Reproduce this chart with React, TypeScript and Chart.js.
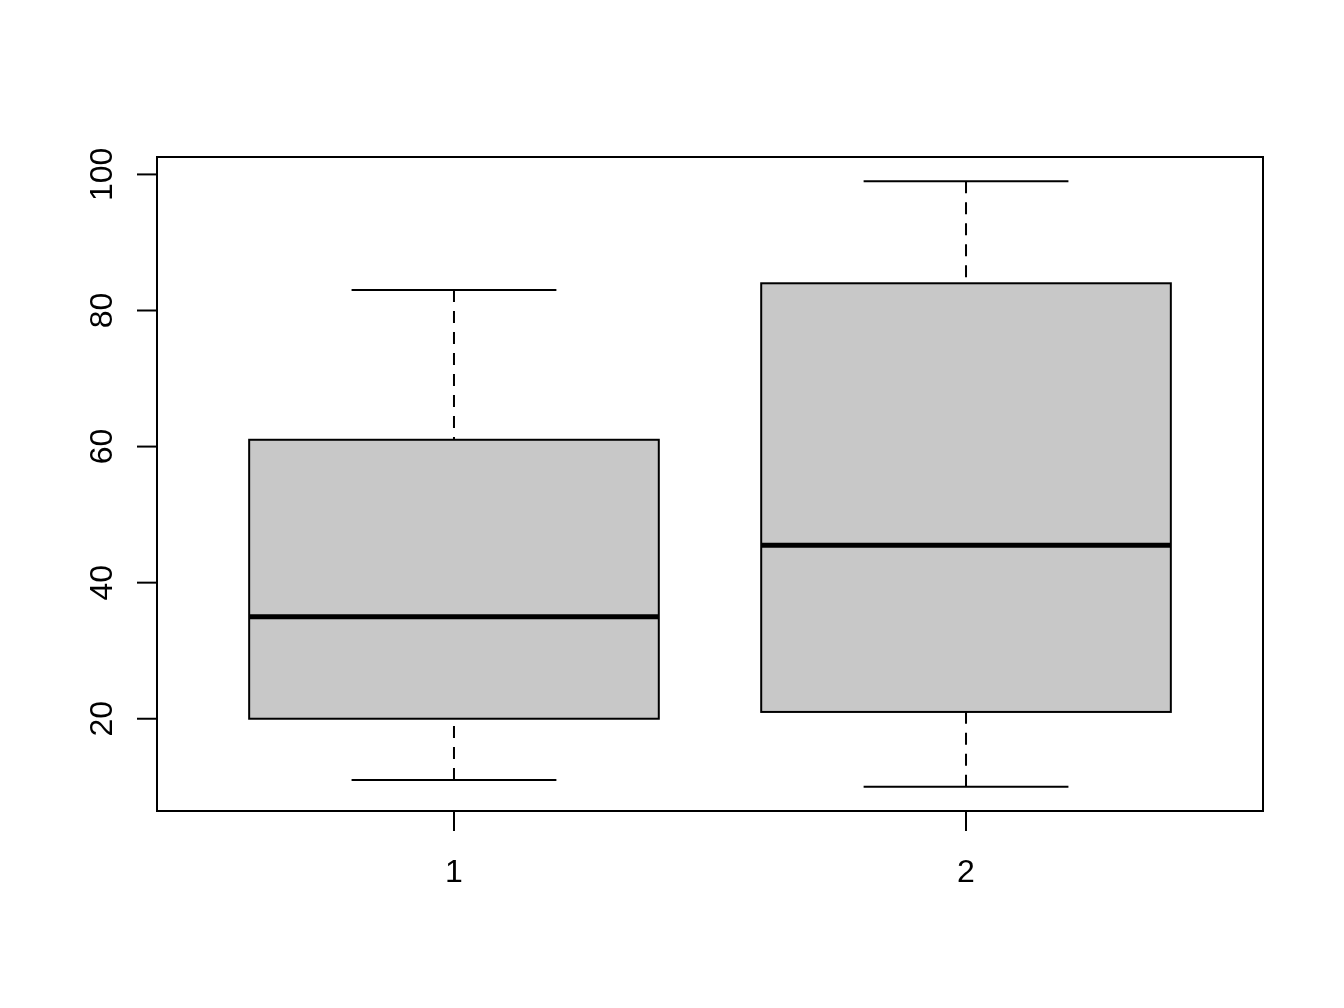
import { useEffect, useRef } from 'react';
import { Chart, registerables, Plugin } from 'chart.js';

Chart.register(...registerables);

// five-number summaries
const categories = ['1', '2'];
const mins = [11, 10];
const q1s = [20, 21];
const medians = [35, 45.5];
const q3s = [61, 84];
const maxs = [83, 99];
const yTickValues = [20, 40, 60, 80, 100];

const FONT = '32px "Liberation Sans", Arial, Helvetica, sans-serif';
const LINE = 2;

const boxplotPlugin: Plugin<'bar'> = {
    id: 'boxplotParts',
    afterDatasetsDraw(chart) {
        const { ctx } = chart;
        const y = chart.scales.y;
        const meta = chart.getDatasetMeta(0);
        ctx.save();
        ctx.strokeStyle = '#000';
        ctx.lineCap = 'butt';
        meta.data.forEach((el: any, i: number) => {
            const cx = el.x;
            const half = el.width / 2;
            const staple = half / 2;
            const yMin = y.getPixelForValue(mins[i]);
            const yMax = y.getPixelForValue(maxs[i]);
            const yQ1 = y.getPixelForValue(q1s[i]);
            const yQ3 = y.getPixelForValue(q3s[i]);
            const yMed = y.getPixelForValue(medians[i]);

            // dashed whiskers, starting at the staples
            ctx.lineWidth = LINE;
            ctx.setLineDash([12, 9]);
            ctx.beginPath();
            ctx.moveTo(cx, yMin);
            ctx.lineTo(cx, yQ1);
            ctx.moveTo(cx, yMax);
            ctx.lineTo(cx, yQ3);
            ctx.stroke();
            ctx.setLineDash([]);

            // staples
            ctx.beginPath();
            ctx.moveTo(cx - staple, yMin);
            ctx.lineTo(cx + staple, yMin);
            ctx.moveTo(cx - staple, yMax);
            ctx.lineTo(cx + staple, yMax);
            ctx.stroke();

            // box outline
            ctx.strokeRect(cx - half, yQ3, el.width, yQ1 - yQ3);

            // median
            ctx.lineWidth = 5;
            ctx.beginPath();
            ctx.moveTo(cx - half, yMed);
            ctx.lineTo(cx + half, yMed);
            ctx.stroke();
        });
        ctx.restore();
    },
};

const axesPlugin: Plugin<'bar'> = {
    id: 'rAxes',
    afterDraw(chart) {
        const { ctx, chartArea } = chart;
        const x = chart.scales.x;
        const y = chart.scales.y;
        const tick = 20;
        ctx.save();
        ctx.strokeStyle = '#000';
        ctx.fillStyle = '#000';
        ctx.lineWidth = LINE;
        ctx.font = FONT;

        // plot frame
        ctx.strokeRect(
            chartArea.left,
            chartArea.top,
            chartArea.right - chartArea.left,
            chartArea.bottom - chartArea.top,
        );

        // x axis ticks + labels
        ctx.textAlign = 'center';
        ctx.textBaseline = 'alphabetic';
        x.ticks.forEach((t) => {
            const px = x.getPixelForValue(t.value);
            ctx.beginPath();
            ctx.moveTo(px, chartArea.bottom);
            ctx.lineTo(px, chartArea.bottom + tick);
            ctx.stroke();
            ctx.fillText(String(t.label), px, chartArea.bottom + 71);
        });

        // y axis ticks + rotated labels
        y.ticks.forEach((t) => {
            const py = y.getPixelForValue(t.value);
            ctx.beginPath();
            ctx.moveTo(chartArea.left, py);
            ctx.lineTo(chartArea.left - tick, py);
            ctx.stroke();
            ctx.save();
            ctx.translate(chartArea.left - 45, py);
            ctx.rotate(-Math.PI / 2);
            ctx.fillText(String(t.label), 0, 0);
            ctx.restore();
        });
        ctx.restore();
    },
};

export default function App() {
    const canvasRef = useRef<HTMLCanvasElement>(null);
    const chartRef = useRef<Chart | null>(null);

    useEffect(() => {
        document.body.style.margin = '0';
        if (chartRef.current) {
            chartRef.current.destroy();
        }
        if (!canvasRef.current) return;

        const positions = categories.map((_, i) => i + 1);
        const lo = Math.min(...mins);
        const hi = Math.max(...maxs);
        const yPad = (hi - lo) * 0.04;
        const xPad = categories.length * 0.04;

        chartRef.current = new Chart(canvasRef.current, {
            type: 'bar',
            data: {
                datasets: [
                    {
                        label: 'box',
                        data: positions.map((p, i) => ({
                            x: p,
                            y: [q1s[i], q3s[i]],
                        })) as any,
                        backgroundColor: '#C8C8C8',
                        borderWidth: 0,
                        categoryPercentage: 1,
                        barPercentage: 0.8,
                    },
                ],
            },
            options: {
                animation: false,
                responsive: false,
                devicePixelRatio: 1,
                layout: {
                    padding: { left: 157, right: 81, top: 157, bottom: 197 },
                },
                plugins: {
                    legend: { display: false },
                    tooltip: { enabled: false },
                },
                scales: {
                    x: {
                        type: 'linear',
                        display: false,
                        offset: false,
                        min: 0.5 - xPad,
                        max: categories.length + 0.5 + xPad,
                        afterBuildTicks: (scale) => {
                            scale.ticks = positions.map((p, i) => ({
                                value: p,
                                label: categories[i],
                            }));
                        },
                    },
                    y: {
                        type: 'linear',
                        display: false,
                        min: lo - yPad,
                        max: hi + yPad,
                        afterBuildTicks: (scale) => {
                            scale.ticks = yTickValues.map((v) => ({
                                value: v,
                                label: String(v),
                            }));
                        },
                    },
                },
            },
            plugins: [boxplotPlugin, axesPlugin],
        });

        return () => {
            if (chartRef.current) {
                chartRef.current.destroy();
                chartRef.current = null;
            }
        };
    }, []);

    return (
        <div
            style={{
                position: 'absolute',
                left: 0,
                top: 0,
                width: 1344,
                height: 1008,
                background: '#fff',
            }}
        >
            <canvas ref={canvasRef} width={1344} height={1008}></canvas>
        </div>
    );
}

## What the task asks
Without the images, write out each line of the data verbatim.

## Solution to the exercise
Reproduce this chart with React, TypeScript and Chart.js.
import { useEffect, useRef } from 'react';
import { Chart, registerables, Plugin } from 'chart.js';

Chart.register(...registerables);

// five-number summaries
const categories = ['1', '2'];
const mins = [11, 10];
const q1s = [20, 21];
const medians = [35, 45.5];
const q3s = [61, 84];
const maxs = [83, 99];
const yTickValues = [20, 40, 60, 80, 100];

const FONT = '32px "Liberation Sans", Arial, Helvetica, sans-serif';
const LINE = 2;

const boxplotPlugin: Plugin<'bar'> = {
    id: 'boxplotParts',
    afterDatasetsDraw(chart) {
        const { ctx } = chart;
        const y = chart.scales.y;
        const meta = chart.getDatasetMeta(0);
        ctx.save();
        ctx.strokeStyle = '#000';
        ctx.lineCap = 'butt';
        meta.data.forEach((el: any, i: number) => {
            const cx = el.x;
            const half = el.width / 2;
            const staple = half / 2;
            const yMin = y.getPixelForValue(mins[i]);
            const yMax = y.getPixelForValue(maxs[i]);
            const yQ1 = y.getPixelForValue(q1s[i]);
            const yQ3 = y.getPixelForValue(q3s[i]);
            const yMed = y.getPixelForValue(medians[i]);

            // dashed whiskers, starting at the staples
            ctx.lineWidth = LINE;
            ctx.setLineDash([12, 9]);
            ctx.beginPath();
            ctx.moveTo(cx, yMin);
            ctx.lineTo(cx, yQ1);
            ctx.moveTo(cx, yMax);
            ctx.lineTo(cx, yQ3);
            ctx.stroke();
            ctx.setLineDash([]);

            // staples
            ctx.beginPath();
            ctx.moveTo(cx - staple, yMin);
            ctx.lineTo(cx + staple, yMin);
            ctx.moveTo(cx - staple, yMax);
            ctx.lineTo(cx + staple, yMax);
            ctx.stroke();

            // box outline
            ctx.strokeRect(cx - half, yQ3, el.width, yQ1 - yQ3);

            // median
            ctx.lineWidth = 5;
            ctx.beginPath();
            ctx.moveTo(cx - half, yMed);
            ctx.lineTo(cx + half, yMed);
            ctx.stroke();
        });
        ctx.restore();
    },
};

const axesPlugin: Plugin<'bar'> = {
    id: 'rAxes',
    afterDraw(chart) {
        const { ctx, chartArea } = chart;
        const x = chart.scales.x;
        const y = chart.scales.y;
        const tick = 20;
        ctx.save();
        ctx.strokeStyle = '#000';
        ctx.fillStyle = '#000';
        ctx.lineWidth = LINE;
        ctx.font = FONT;

        // plot frame
        ctx.strokeRect(
            chartArea.left,
            chartArea.top,
            chartArea.right - chartArea.left,
            chartArea.bottom - chartArea.top,
        );

        // x axis ticks + labels
        ctx.textAlign = 'center';
        ctx.textBaseline = 'alphabetic';
        x.ticks.forEach((t) => {
            const px = x.getPixelForValue(t.value);
            ctx.beginPath();
            ctx.moveTo(px, chartArea.bottom);
            ctx.lineTo(px, chartArea.bottom + tick);
            ctx.stroke();
            ctx.fillText(String(t.label), px, chartArea.bottom + 71);
        });

        // y axis ticks + rotated labels
        y.ticks.forEach((t) => {
            const py = y.getPixelForValue(t.value);
            ctx.beginPath();
            ctx.moveTo(chartArea.left, py);
            ctx.lineTo(chartArea.left - tick, py);
            ctx.stroke();
            ctx.save();
            ctx.translate(chartArea.left - 45, py);
            ctx.rotate(-Math.PI / 2);
            ctx.fillText(String(t.label), 0, 0);
            ctx.restore();
        });
        ctx.restore();
    },
};

export default function App() {
    const canvasRef = useRef<HTMLCanvasElement>(null);
    const chartRef = useRef<Chart | null>(null);

    useEffect(() => {
        document.body.style.margin = '0';
        if (chartRef.current) {
            chartRef.current.destroy();
        }
        if (!canvasRef.current) return;

        const positions = categories.map((_, i) => i + 1);
        const lo = Math.min(...mins);
        const hi = Math.max(...maxs);
        const yPad = (hi - lo) * 0.04;
        const xPad = categories.length * 0.04;

        chartRef.current = new Chart(canvasRef.current, {
            type: 'bar',
            data: {
                datasets: [
                    {
                        label: 'box',
                        data: positions.map((p, i) => ({
                            x: p,
                            y: [q1s[i], q3s[i]],
                        })) as any,
                        backgroundColor: '#C8C8C8',
                        borderWidth: 0,
                        categoryPercentage: 1,
                        barPercentage: 0.8,
                    },
                ],
            },
            options: {
                animation: false,
                responsive: false,
                devicePixelRatio: 1,
                layout: {
                    padding: { left: 157, right: 81, top: 157, bottom: 197 },
                },
                plugins: {
                    legend: { display: false },
                    tooltip: { enabled: false },
                },
                scales: {
                    x: {
                        type: 'linear',
                        display: false,
                        offset: false,
                        min: 0.5 - xPad,
                        max: categories.length + 0.5 + xPad,
                        afterBuildTicks: (scale) => {
                            scale.ticks = positions.map((p, i) => ({
                                value: p,
                                label: categories[i],
                            }));
                        },
                    },
                    y: {
                        type: 'linear',
                        display: false,
                        min: lo - yPad,
                        max: hi + yPad,
                        afterBuildTicks: (scale) => {
                            scale.ticks = yTickValues.map((v) => ({
                                value: v,
                                label: String(v),
                            }));
                        },
                    },
                },
            },
            plugins: [boxplotPlugin, axesPlugin],
        });

        return () => {
            if (chartRef.current) {
                chartRef.current.destroy();
                chartRef.current = null;
            }
        };
    }, []);

    return (
        <div
            style={{
                position: 'absolute',
                left: 0,
                top: 0,
                width: 1344,
                height: 1008,
                background: '#fff',
            }}
        >
            <canvas ref={canvasRef} width={1344} height={1008}></canvas>
        </div>
    );
}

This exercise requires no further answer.